An accident elsewhere in space has scattered junk in an earth orbit at the same altitude where Kowalski and Stone are at work outside their spacecraft. They’re suddenly thrown into grave danger as the residual debris whizzes by — at bullet speed — with each circumnavigation.
I’m certainly no expert on space or how a mortal man makes a movie that so realistically appears to be in space for nearly all its duration, but I think Cuarón has given us just that on the big screen. It’s simply amazing to see, but difficult to describe with just words.
The opening scene of “Gravity,” you’d swear, is cinema’s most lengthy tracking shot. My stars, where does Cuarón make the first edit? It looks as though there is none. It seems seamless.
Much like “Children of Men,” “Gravity” doesn’t let up on the tension and suspense, and marked, short bursts of the ethereal, which are easily suggested in space, but caused by the fact that Kowalski and Stone are being subjected to its reality and, in this circumstance, the horror that space and the debris that intermittently shoots by them may render.

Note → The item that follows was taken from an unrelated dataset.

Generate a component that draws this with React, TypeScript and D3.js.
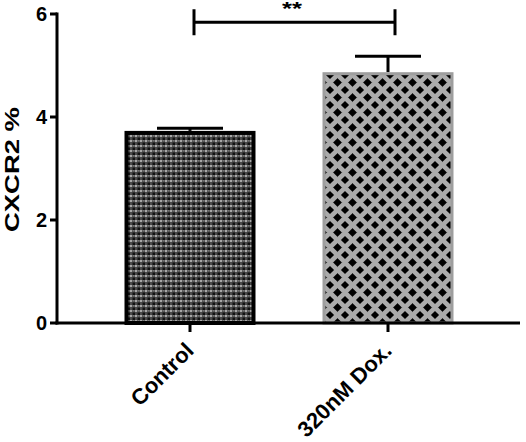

The message of “Gravity” is “Never give up, never give up!” But I wonder if maybe a more subliminal thought might be instilled in the minds of those who see it, and thus make the suggestion for “not giving up” even more important when also applied to persevering to insure the longevity of a habitable earth, and not merely one’s own ass.
The movie feels as lonely as when Gary Lockwood’s “Frank” floats away — in a pressurized suit — from Keir Dullea’s “Dave” as Stanley Kubrick had it in “2001: A Space Odyssey.”
Such a sight certainly must make earth look like a really nice place to be, especially when viewing it from more than 200 miles away in an airless deep freeze and your oxygen tank is nearly empty.